Washington, D.C. 20549

FORM 8-K

 

CURRENT REPORT

Pursuant to Section 13 or 15(d) of the Securities Exchange Act of 1934

 

Date of Report (Date of earliest event reported): September 18, 2015

 

ERBA Diagnostics, Inc.

(Exact name of registrant as specified in its charter)

 

 

 

 

 

Delaware

 

1-14798

 

11-3500746

(State or other jurisdiction
of incorporation)

 

(Commission
File Number)

 

(IRS Employer
Identification No.)

14100 NW 57th Court,
Miami Lakes, Florida

 

33014

(Address of principal executive offices)

 

(Zip Code)

 

Registrant’s telephone number, including area code: 305-324-2300

 

Not Applicable
(Former name or former address, if changed since last report.)

 

Check the appropriate box below if the Form 8-K filing is intended to simultaneously satisfy the filing obligation of the registrant under any of the following provisions (see General Instruction A.2. below):

 

 

 

 

 

Written communications pursuant to Rule 425 under the Securities Act (17 CFR 230.425)

 

 

 

 

 

Soliciting material pursuant to Rule 14a-12 under the Exchange Act (17 CFR 240.14a-12)

 

 

 

 

 

Pre-commencement communications pursuant to Rule 14d-2(b) under the Exchange Act (17 CFR 240.14d-2(b))

 

 

 

 

 

Pre-commencement communications pursuant to Rule 13e-4(c) under the Exchange Act (17 CFR 240.13e-4(c))

  

 
 

 

 

Item 1.01 Entry into a Material Definitive Agreement.

 

As previously reported, on March 25, 2015, ERBA Diagnostics, Inc. (the “Company”) entered into those certain Business Loan Agreement and Promissory Note (the “Old Note”) with Citibank, N.A. (“Citibank”), which provided for a secured, revolving credit facility of up to $3,500,000.

 

On September 18, 2015, the Company entered into an amended and restated Promissory Note (the “Amended and Restated Note”) with Citibank, such that the amount of the secured, revolving credit facility has been increased to up to $5,000,000. Other than the increase in the principal amount of the secured, revolving credit facility, the terms and conditions of the secured, revolving credit facility, including, without limitation, the annual interest rate equal to the 30-day LIBOR plus 1.75% and the maturity date of February 29, 2016, remain the same.
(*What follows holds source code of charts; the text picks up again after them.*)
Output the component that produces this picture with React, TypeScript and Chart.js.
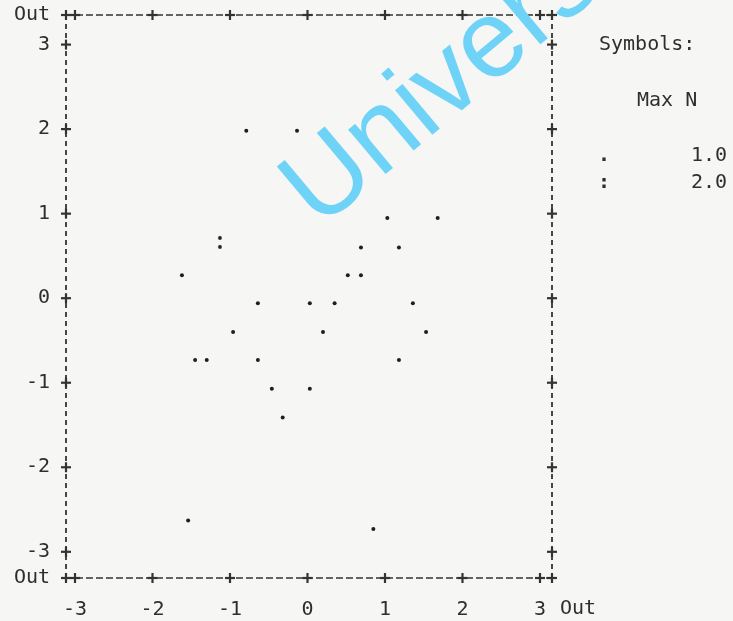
import { useEffect, useRef } from 'react';
import { Chart, registerables } from 'chart.js';

Chart.register(...registerables);

// ---- data ----
const xTickValues = [-3, -2, -1, 0, 1, 2, 3];
const yTickValues = [-3, -2, -1, 0, 1, 2, 3];
const xMin = -3.116;
const xMax = 3.155;
const yMin = -3.31;
const yMax = 3.35;
const outLabel = 'Out';

// cells holding one case (symbol ".")
const singleX = [-0.79, -0.135, 1.03, 1.68, 0.69, 1.18, -1.62, 0.52, 0.69, -0.64, 0.03, 0.35, 1.36, -0.96, 0.2, 1.53, -1.45, -1.3, -0.64, 1.18, -0.46, 0.03, -0.32, -1.54, 0.85];
const singleY = [1.98, 1.98, 0.95, 0.95, 0.6, 0.6, 0.27, 0.27, 0.27, -0.06, -0.06, -0.06, -0.06, -0.4, -0.4, -0.4, -0.73, -0.73, -0.73, -0.73, -1.07, -1.07, -1.41, -2.63, -2.73];
// cells holding two cases (symbol ":")
const doubleX = [-1.13];
const doubleY = [0.66];

const legendTitle = 'Symbols:';
const legendHeader = 'Max N';
const legendSymbols = ['.', ':'];
const legendValues = ['1.0', '2.0'];
const watermarkText = 'University';

const FONT = '"DejaVu Sans Mono", monospace';
const INK = '#2e2e2e';
const FS = 20;

function makeColon(): HTMLCanvasElement {
  const c = document.createElement('canvas');
  c.width = 6;
  c.height = 15;
  const g = c.getContext('2d')!;
  g.fillStyle = '#1e1e1e';
  g.beginPath();
  g.arc(3, 3, 1.9, 0, Math.PI * 2);
  g.fill();
  g.beginPath();
  g.arc(3, 12, 1.9, 0, Math.PI * 2);
  g.fill();
  return c;
}

const framePlugin = {
  id: 'textFrame',
  beforeDatasetsDraw(chart: any) {
    const { ctx, chartArea } = chart;
    const { left, right, top, bottom } = chartArea;
    const xs = chart.scales.x;
    const ys = chart.scales.y;
    ctx.save();
    ctx.strokeStyle = '#333333';
    const line = (x1: number, y1: number, x2: number, y2: number) => {
      ctx.beginPath();
      ctx.moveTo(x1, y1);
      ctx.lineTo(x2, y2);
      ctx.stroke();
    };
    ctx.lineWidth = 1.3;
    ctx.setLineDash([7, 3]);
    line(left, top, right, top);
    line(left, bottom, right, bottom);
    ctx.lineWidth = 1.8;
    ctx.setLineDash([5, 4]);
    line(left, top, left, bottom);
    line(right, top, right, bottom);
    ctx.setLineDash([]);
    ctx.lineWidth = 2.2;
    const plus = (cx: number, cy: number) => {
      line(cx - 5, cy, cx + 5, cy);
      line(cx, cy - 5, cx, cy + 5);
    };
    plus(left, top);
    plus(right, top);
    plus(left, bottom);
    plus(right, bottom);
    xTickValues.forEach((v) => {
      const px = xs.getPixelForValue(v);
      plus(px, top);
      plus(px, bottom);
    });
    yTickValues.forEach((v) => {
      const py = ys.getPixelForValue(v);
      plus(left, py);
      plus(right, py);
    });
    ctx.restore();
  },
  afterDraw(chart: any) {
    const { ctx, chartArea } = chart;
    const { right, bottom } = chartArea;
    const ys = chart.scales.y;
    ctx.save();
    ctx.fillStyle = INK;
    ctx.font = `${FS}px ${FONT}`;
    ctx.textBaseline = 'middle';
    ctx.textAlign = 'left';
    // "Out" at the end of the x axis labels
    ctx.fillText(outLabel, right + 8, bottom + 31);
    // legend
    const lx = right + 47;
    ctx.fillText(legendTitle, lx, ys.getPixelForValue(3));
    ctx.fillText(legendHeader, lx + 38, ys.getPixelForValue(2.34));
    const rowY = [ys.getPixelForValue(1.69), ys.getPixelForValue(1.37)];
    legendSymbols.forEach((s, i) => {
      ctx.textAlign = 'center';
      ctx.font = `bold ${FS}px ${FONT}`;
      ctx.fillText(s, lx + 5, rowY[i]);
      ctx.textAlign = 'left';
      ctx.font = `${FS}px ${FONT}`;
      ctx.fillText(legendValues[i], lx + 92, rowY[i]);
    });
    // watermark
    ctx.translate(319, 230);
    ctx.rotate((-40 * Math.PI) / 180);
    ctx.fillStyle = '#6fd3f7';
    ctx.font = '110px "Liberation Sans", Arial, sans-serif';
    ctx.textAlign = 'left';
    ctx.textBaseline = 'alphabetic';
    ctx.fillText(watermarkText, 0, 0);
    ctx.restore();
  },
};

export default function App() {
  const ref = useRef<HTMLCanvasElement>(null);
  useEffect(() => {
    document.body.style.margin = '0';
    const colon = makeColon();
    const chart = new Chart(ref.current!, {
      type: 'scatter',
      data: {
        datasets: [
          {
            label: '1',
            data: singleX.map((x, i) => ({ x, y: singleY[i] })),
            pointStyle: 'circle',
            pointRadius: 2,
            backgroundColor: '#1e1e1e',
            borderWidth: 0,
          },
          {
            label: '2',
            data: doubleX.map((x, i) => ({ x, y: doubleY[i] })),
            pointStyle: colon as any,
            pointRadius: 5,
            backgroundColor: '#1e1e1e',
            borderWidth: 0,
          },
        ],
      },
      options: {
        animation: false,
        responsive: false,
        events: [],
        layout: { padding: { left: 0, top: 15, right: 181, bottom: 0 } },
        plugins: { legend: { display: false }, tooltip: { enabled: false } },
        scales: {
          x: {
            type: 'linear',
            min: xMin,
            max: xMax,
            grid: { display: false, drawTicks: false },
            border: { display: false },
            afterBuildTicks: (s: any) => {
              s.ticks = xTickValues.map((v) => ({ value: v }));
            },
            afterFit: (s: any) => {
              s.height = 43;
              s.paddingLeft = 0;
              s.paddingRight = 0;
            },
            ticks: {
              autoSkip: false,
              maxRotation: 0,
              padding: 20,
              color: INK,
              font: { family: FONT, size: FS },
              callback: (v: any) => String(v),
            },
          },
          y: {
            type: 'linear',
            min: yMin,
            max: yMax,
            grid: { display: false, drawTicks: false },
            border: { display: false },
            afterBuildTicks: (s: any) => {
              s.ticks = [yMin, ...yTickValues, yMax].map((v) => ({ value: v }));
            },
            afterFit: (s: any) => {
              s.width = 66;
              s.paddingTop = 0;
              s.paddingBottom = 0;
            },
            ticks: {
              autoSkip: false,
              padding: 16,
              color: INK,
              font: { family: FONT, size: FS },
              callback: (v: any) => (v === yMin || v === yMax ? outLabel : String(v)),
            },
          },
        },
      },
      plugins: [framePlugin],
    });
    return () => chart.destroy();
  }, []);
  return (
    <div style={{ position: 'absolute', left: 0, top: 0, width: 733, height: 621, background: '#f6f6f4' }}>
      <canvas ref={ref} width={733} height={621} style={{ display: 'block' }} />
    </div>
  );
}
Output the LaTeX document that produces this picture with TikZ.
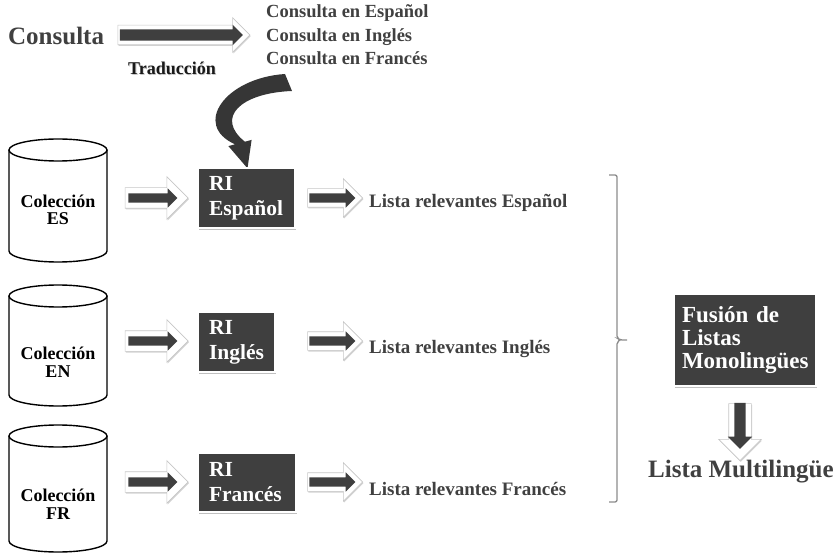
\documentclass[tikz,border=0pt]{standalone}
\usepackage{fontspec}
\setmainfont{Liberation Serif}
\usetikzlibrary{shapes.arrows,shadows}
\definecolor{ink}{HTML}{404040}
\definecolor{boxgray}{HTML}{3F3F3F}
\definecolor{curvegray}{HTML}{363636}
\definecolor{bracegray}{HTML}{8C8C8C}
\tikzset{
  fnt/.style 2 args={font=\bfseries\fontsize{#1}{#2}\selectfont},
  txt/.style={anchor=base west, inner sep=0pt},
  % block arrow: length, shaft width, head width
  fatarrow/.style n args={3}{single arrow, minimum height=#1,
    inner sep={(#2)/2},
    single arrow head extend={(#3-#2)/2}, single arrow head indent=0pt,
    outer sep=0pt},
  outerarrow/.style={fill=white, draw=black!22, line width=0.6pt,
    drop shadow={shadow xshift=0.8pt, shadow yshift=-1.2pt, fill=black!35, opacity=0.5}},
  innerarrow/.style={fill=boxgray, draw=none},
  darkbox/.style={fill=boxgray, draw=white, line width=2.5pt, text=white, align=left,
    inner ysep=0pt, drop shadow={shadow xshift=0.8pt, shadow yshift=-1.6pt, fill=black!45, opacity=0.55}},
  cylline/.style={draw=black, line width=1.4pt},
  cyllabel/.style={fnt={18}{17.5}, align=center, inner sep=0pt},
  bracepath/.style={draw=bracegray, line width=1.3pt, rounded corners=2pt},
}
\begin{document}
\begin{tikzpicture}[x=1pt, y=1pt]
\useasboundingbox (0,0) rectangle (838,555);

% query and its translations
\node[txt, fnt={25}{25}, text=ink] (consulta) at (8,510) {Consulta};
\node[fatarrow={132pt}{19pt}{34pt}, outerarrow] (qarrowbg) at (179,520) {};
\node[fatarrow={123pt}{11pt}{20pt}, innerarrow] (qarrow) at (178.5,520) {};
\node[txt, fnt={18.5}{18.5}, text=ink] (qes) at (266,537) {Consulta en Español};
\node[txt, fnt={18.5}{18.5}, text=ink] (qen) at (266,513) {Consulta en Inglés};
\node[txt, fnt={18.5}{18.5}, text=ink] (qfr) at (266,490) {Consulta en Francés};
\node[txt, fnt={18}{18}, text=black!22] (tradshadow) at (128.8,479) {Traducción};
\node[txt, fnt={18}{18}, text=black!90] (trad) at (128,480) {Traducción};

% curved arrow feeding the translated query into the Spanish IR system
\fill[curvegray] (285,481) .. controls (225,477) and (192,430) .. (235,410.7)
  -- (228.4,408.9) -- (247.5,386.7) -- (251.6,415.1) -- (244.9,413.3)
  .. controls (215,437) and (240,462) .. (292,464) -- cycle;

% collections (cylinders)
\draw[cylline] (9,405) -- (9,304) arc[start angle=180, end angle=360, x radius=49pt, y radius=11pt] -- (107,405);
\draw[cylline] (58,405) ellipse[x radius=49pt, y radius=11pt];
\node[cyllabel] (colES) at (58,345) {Colección\\ES};

\draw[cylline] (9,259) -- (9,160) arc[start angle=180, end angle=360, x radius=49pt, y radius=11pt] -- (107,259);
\draw[cylline] (58,259) ellipse[x radius=49pt, y radius=11pt];
\node[cyllabel] (colEN) at (58,193) {Colección\\EN};

\draw[cylline] (9,119) -- (9,14) arc[start angle=180, end angle=360, x radius=49pt, y radius=11pt] -- (107,119);
\draw[cylline] (58,119) ellipse[x radius=49pt, y radius=11pt];
\node[cyllabel] (colFR) at (58,51) {Colección\\FR};

% collection -> IR and IR -> list arrows
\foreach \yy/\nm in {357/es, 214/en, 73/fr}{
  \node[fatarrow={63pt}{20pt}{42pt}, outerarrow] (inbg\nm) at (151.5,\yy) {};
  \node[fatarrow={49pt}{9pt}{19pt}, innerarrow] (in\nm) at (150.5,\yy) {};
  \node[fatarrow={55pt}{18pt}{38pt}, outerarrow] (outbg\nm) at (330.5,\yy) {};
  \node[fatarrow={46pt}{9pt}{19pt}, innerarrow] (out\nm) at (330,\yy) {};
}

% IR systems
\node[darkbox, fnt={21.5}{25}, inner xsep=11pt, text width=75pt, minimum height=60pt] (ries) at (246.5,357) {RI\\Español};
\node[darkbox, fnt={21.5}{25}, inner xsep=11pt, text width=55pt, minimum height=60pt] (rien) at (236.5,213) {RI\\Inglés};
\node[darkbox, fnt={21.5}{25}, inner xsep=11pt, text width=76pt, minimum height=59pt] (rifr) at (247,72.5) {RI\\Francés};

% monolingual result lists
\node[txt, fnt={19}{19}, text=ink] (lses) at (369,347) {Lista relevantes Español};
\node[txt, fnt={19}{19}, text=ink] (lsen) at (369,202) {Lista relevantes Inglés};
\node[txt, fnt={19}{19}, text=ink] (lsfr) at (369,60) {Lista relevantes Francés};

% brace grouping the three lists
\coordinate (btop) at (609,380);
\coordinate (bmid) at (627,215);
\coordinate (bbot) at (609,53);
\draw[bracepath] (btop) -- (617,380) -- (617,217) -- (620,215) -- (bmid);
\draw[bracepath] (620,215) -- (617,213) -- (617,53) -- (bbot);

% fusion and final list
\node[darkbox, fnt={23}{23}, inner xsep=8pt, text width=126pt, minimum height=92pt] (fusion) at (745,215) {Fusión de\\Listas\\Monolingües};
\node[fatarrow={57pt}{22pt}{42pt}, outerarrow, shape border rotate=270] (downbg) at (740,128.5) {};
\node[fatarrow={46pt}{11pt}{24pt}, innerarrow, shape border rotate=270] (down) at (740,132) {};
\node[txt, fnt={25}{25}, text=ink] (multi) at (648,78) {Lista Multilingüe};
\end{tikzpicture}
\end{document}
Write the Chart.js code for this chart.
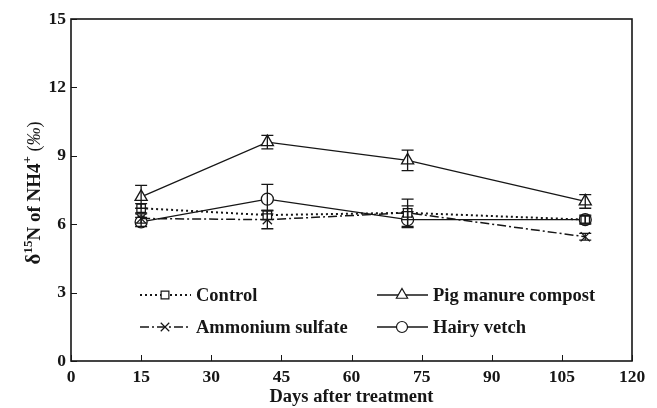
<!DOCTYPE html>
<html>
<head>
<meta charset="utf-8">
<script src="https://cdn.jsdelivr.net/npm/chart.js@4.4.1/dist/chart.umd.min.js"></script>
<style>
html,body{margin:0;padding:0;background:#fff;}
#wrap{width:657px;height:408px;position:relative;}
</style>
</head>
<body>
<div id="wrap"><canvas id="c" width="657" height="408"></canvas></div>
<script>
// ---- data ----
const days = [15, 42, 72, 110];
const xTicks = [0, 15, 30, 45, 60, 75, 90, 105, 120];
const yTicks = [0, 3, 6, 9, 12, 15];
const seriesNames = ['Control', 'Pig manure compost', 'Ammonium sulfate', 'Hairy vetch'];
const control = [6.7, 6.4, 6.5, 6.2];
const controlErr = [0.2, 0.2, 0.3, 0.2];
const pig = [7.2, 9.6, 8.8, 7.0];
const pigErr = [0.5, 0.3, 0.45, 0.3];
const ammonium = [6.25, 6.2, 6.5, 5.45];
const ammoniumErr = [0.2, 0.4, 0.6, 0.15];
const vetch = [6.1, 7.1, 6.2, 6.2];
const vetchErr = [0.2, 0.65, 0.35, 0.15];

const INK = '#161616';
const FONT = '"Liberation Serif", "Times New Roman", serif';

function pts(vals) { return days.map((d, i) => ({x: d, y: vals[i]})); }

const styles = [
  {dash: [2, 3], width: 2, pointStyle: 'rect', radius: 6},
  {dash: [], width: 1.3, pointStyle: 'triangle', radius: 7},
  {dash: [9, 3, 2, 3], width: 1.5, pointStyle: 'crossRot', radius: 6.5},
  {dash: [], width: 1.3, pointStyle: 'circle', radius: 6}
];
const valueSets = [control, pig, ammonium, vetch];
const errSets = [controlErr, pigErr, ammoniumErr, vetchErr];

const datasets = valueSets.map((v, k) => ({
  label: seriesNames[k],
  data: pts(v),
  errors: errSets[k],
  borderColor: INK,
  backgroundColor: '#fff',
  borderWidth: styles[k].width,
  borderDash: styles[k].dash,
  pointStyle: styles[k].pointStyle,
  pointRadius: styles[k].radius,
  pointBorderWidth: 1.3,
  pointBorderColor: INK,
  pointBackgroundColor: '#fff',
  tension: 0,
  fill: false
}));

const frameAndTicks = {
  id: 'frameAndTicks',
  afterDraw(chart) {
    const {ctx, chartArea: a, scales} = chart;
    ctx.save();
    ctx.strokeStyle = INK;
    ctx.lineWidth = 1.6;
    ctx.setLineDash([]);
    ctx.strokeRect(a.left, a.top, a.right - a.left, a.bottom - a.top);
    ctx.lineWidth = 1;
    xTicks.forEach(t => {
      const x = Math.round(scales.x.getPixelForValue(t)) + 0.5;
      ctx.beginPath(); ctx.moveTo(x, a.bottom); ctx.lineTo(x, a.bottom - 6); ctx.stroke();
    });
    yTicks.forEach(t => {
      const y = Math.round(scales.y.getPixelForValue(t)) + 0.5;
      ctx.beginPath(); ctx.moveTo(a.left, y); ctx.lineTo(a.left + 6, y); ctx.stroke();
    });
    ctx.restore();
  }
};

const errorBars = {
  id: 'errorBars',
  afterDatasetsDraw(chart) {
    const {ctx, scales} = chart;
    ctx.save();
    ctx.strokeStyle = INK;
    ctx.lineWidth = 1.3;
    ctx.setLineDash([]);
    chart.data.datasets.forEach(ds => {
      ds.data.forEach((p, i) => {
        const e = ds.errors[i];
        const x = scales.x.getPixelForValue(p.x);
        const y1 = scales.y.getPixelForValue(p.y + e);
        const y2 = scales.y.getPixelForValue(p.y - e);
        ctx.beginPath();
        ctx.moveTo(x, y1); ctx.lineTo(x, y2);
        ctx.moveTo(x - 6, y1); ctx.lineTo(x + 6, y1);
        ctx.moveTo(x - 6, y2); ctx.lineTo(x + 6, y2);
        ctx.stroke();
      });
    });
    ctx.restore();
  }
};

const legendBox = {
  id: 'legendBox',
  afterDraw(chart) {
    const {ctx} = chart;
    const items = [
      {k: 0, x: 140, y: 295},
      {k: 1, x: 377, y: 295},
      {k: 2, x: 140, y: 327},
      {k: 3, x: 377, y: 327}
    ];
    ctx.save();
    items.forEach(it => {
      const ds = chart.data.datasets[it.k];
      const st = styles[it.k];
      ctx.strokeStyle = INK;
      ctx.lineWidth = st.width;
      ctx.setLineDash(st.dash);
      ctx.beginPath();
      ctx.moveTo(it.x, it.y); ctx.lineTo(it.x + 51, it.y);
      ctx.stroke();
      ctx.setLineDash([]);
      ctx.fillStyle = '#fff';
      ctx.lineWidth = 1.2;
      Chart.helpers.drawPoint(ctx, {pointStyle: st.pointStyle, radius: st.radius - 0.5, borderWidth: 1.2, rotation: 0}, it.x + 25, it.y);
      ctx.fillStyle = INK;
      ctx.font = 'bold 18.5px ' + FONT;
      ctx.textBaseline = 'middle';
      ctx.textAlign = 'left';
      ctx.fillText(ds.label, it.x + 56, it.y + 1);
    });
    ctx.restore();
  }
};

const yTitle = {
  id: 'yTitle',
  afterDraw(chart) {
    const {ctx, chartArea: a} = chart;
    const parts = [
      {t: 'δ', f: 'bold 21px ' + FONT, dy: 0},
      {t: '15', f: 'bold 13px ' + FONT, dy: -8},
      {t: 'N of NH4', f: 'bold 19px ' + FONT, dy: 0},
      {t: '+', f: 'bold 13px ' + FONT, dy: -9},
      {t: ' (', f: '18px ' + FONT, dy: 0},
      {t: '‰', f: 'italic 18px ' + FONT, dy: 0},
      {t: ')', f: '18px ' + FONT, dy: 0}
    ];
    ctx.save();
    let w = 0;
    parts.forEach(p => { ctx.font = p.f; p.w = ctx.measureText(p.t).width; w += p.w; });
    ctx.translate(33, 193);
    ctx.rotate(-Math.PI / 2);
    ctx.fillStyle = INK;
    ctx.textBaseline = 'alphabetic';
    ctx.textAlign = 'left';
    let x = -w / 2;
    parts.forEach(p => { ctx.font = p.f; ctx.fillText(p.t, x, 7 + p.dy); x += p.w; });
    ctx.restore();
  }
};

new Chart(document.getElementById('c'), {
  type: 'line',
  data: {datasets},
  options: {
    responsive: false,
    animation: false,
    devicePixelRatio: 1,
    layout: {padding: {top: 19, right: 25, left: 0, bottom: 0}},
    plugins: {legend: {display: false}, tooltip: {enabled: false}},
    scales: {
      x: {
        type: 'linear', min: 0, max: 120,
        afterBuildTicks: s => { s.ticks = xTicks.map(v => ({value: v})); },
        afterFit: s => { s.height = 47; },
        grid: {display: false, drawTicks: false},
        border: {display: false},
        ticks: {color: INK, font: {family: FONT, size: 17.5, weight: 'bold'}, padding: 6, maxRotation: 0, autoSkip: false},
        title: {display: true, text: 'Days after treatment', color: INK, font: {family: FONT, size: 18.5, weight: 'bold'}, padding: {top: 0, bottom: 0}}
      },
      y: {
        type: 'linear', min: 0, max: 15,
        afterBuildTicks: s => { s.ticks = yTicks.map(v => ({value: v})); },
        afterFit: s => { s.width = 71; },
        grid: {display: false, drawTicks: false},
        border: {display: false},
        ticks: {color: INK, font: {family: FONT, size: 17.5, weight: 'bold'}, padding: 5}
      }
    }
  },
  plugins: [errorBars, frameAndTicks, legendBox, yTitle]
});
</script>
</body>
</html>
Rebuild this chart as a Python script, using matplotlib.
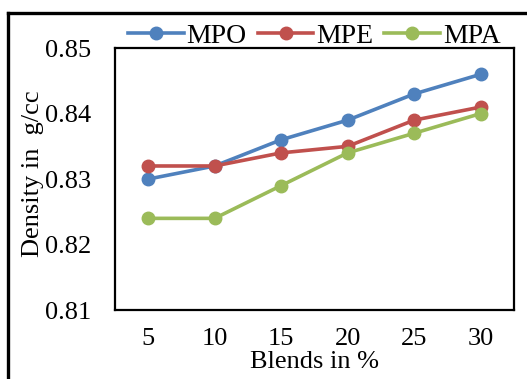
import matplotlib
matplotlib.use("Agg")
import matplotlib.pyplot as plt
from matplotlib.lines import Line2D

blends = ["5", "10", "15", "20", "25", "30"]
mpo = [0.830, 0.832, 0.836, 0.839, 0.843, 0.846]
mpe = [0.832, 0.832, 0.834, 0.835, 0.839, 0.841]
mpa = [0.824, 0.824, 0.829, 0.834, 0.837, 0.840]
y_ticks = [0.81, 0.82, 0.83, 0.84, 0.85]

plt.rcParams["font.family"] = ["Liberation Serif", "DejaVu Serif"]

fig = plt.figure(figsize=(5.27, 3.79), dpi=100)
ax = fig.add_axes([0.218, 0.182, 0.757, 0.691])

x = range(len(blends))
series = [("MPO", mpo, "#4F81BD"), ("MPE", mpe, "#C0504D"), ("MPA", mpa, "#9BBB59")]
for name, vals, col in series:
    ax.plot(x, vals, color=col, lw=2.6, marker="o", ms=9, label=name)

ax.set_xlim(-0.5, len(blends) - 0.5)
ax.set_ylim(0.81, 0.85)
ax.set_xticks(list(x))
ax.set_xticklabels(blends)
ax.set_yticks(y_ticks)
ax.set_yticklabels([f"{v:.2f}" for v in y_ticks])
ax.tick_params(length=0, labelsize=19)
ax.tick_params(axis="y", pad=17)
ax.tick_params(axis="x", pad=13)
for s in ax.spines.values():
    s.set_linewidth(1.6)

ax.set_xlabel("Blends in %", fontsize=19, labelpad=1)
ax.set_ylabel("Density in  g/cc", fontsize=19)
ax.yaxis.set_label_coords(-0.178, 0.52)

ax.legend(loc="lower center", bbox_to_anchor=(0.5, 0.955), ncol=3, frameon=False,
          fontsize=20, handlelength=2.0, handletextpad=0.1, columnspacing=0.4,
          borderaxespad=0.0)

# outer frame (top and left edges)
fig.add_artist(Line2D([8 / 527, 1.0], [1 - 13 / 379, 1 - 13 / 379],
                      transform=fig.transFigure, color="black", lw=2.4))
fig.add_artist(Line2D([8 / 527, 8 / 527], [0.0, 1 - 13 / 379],
                      transform=fig.transFigure, color="black", lw=2.4))

fig.savefig("out.png", dpi=100)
All other agreements associated with the secured, revolving credit facility remain unchanged and outstanding.

 

The description of the Amended and Restated Note set forth under this Item 1.01 does not purport to be complete. Such description is qualified in its entirety by reference to a copy of the Amended and Restated Note (the form of which is attached hereto as Exhibit 10.1).

 

 

Item 1.02 Termination of a Material Definitive Agreement.

 

The Amended and Restated Note has superseded the Old Note, which is no longer in effect. The information set forth under Item 1.01 above is incorporated by reference into this Item 1.02.

 

 

Item 2.03 Creation of a Direct Financial Obligation or an Obligation under an Off-Balance Sheet Arrangement of a Registrant.

 

The information set forth under Item 1.01 above is incorporated by reference into this Item 2.03.

 

 

Item 9.01 Financial Statements and Exhibits.

 

 

(d)

Exhibits.

 
       
    10.1 –       Form of Amended and Restated Promissory Note, executed on September 18, 2015, made by ERBA Diagnostics, Inc. in favor of Citibank, N.A.

  

 
 

 

 

SIGNATURES

 

 

Pursuant to the requirements of the Securities Exchange Act of 1934, the registrant has duly caused this report to be signed on its behalf by the undersigned hereunto duly authorized.

   

Date: September 21, 2015 

ERBA Diagnostics, Inc.

 

 

By:  

/s/ Mohan Gopalkrishnan

 

 

Name: Mohan Gopalkrishnan, 

 

 

Title: Chief Executive Officer

 

     

 

 
 

 

 

Exhibit Index

 

Exhibit

 

Description

 

 

 

10.1  

Form of Amended and Restated Promissory Note, executed on September 18, 2015, made by ERBA Diagnostics, Inc. in favor of Citibank, N.A.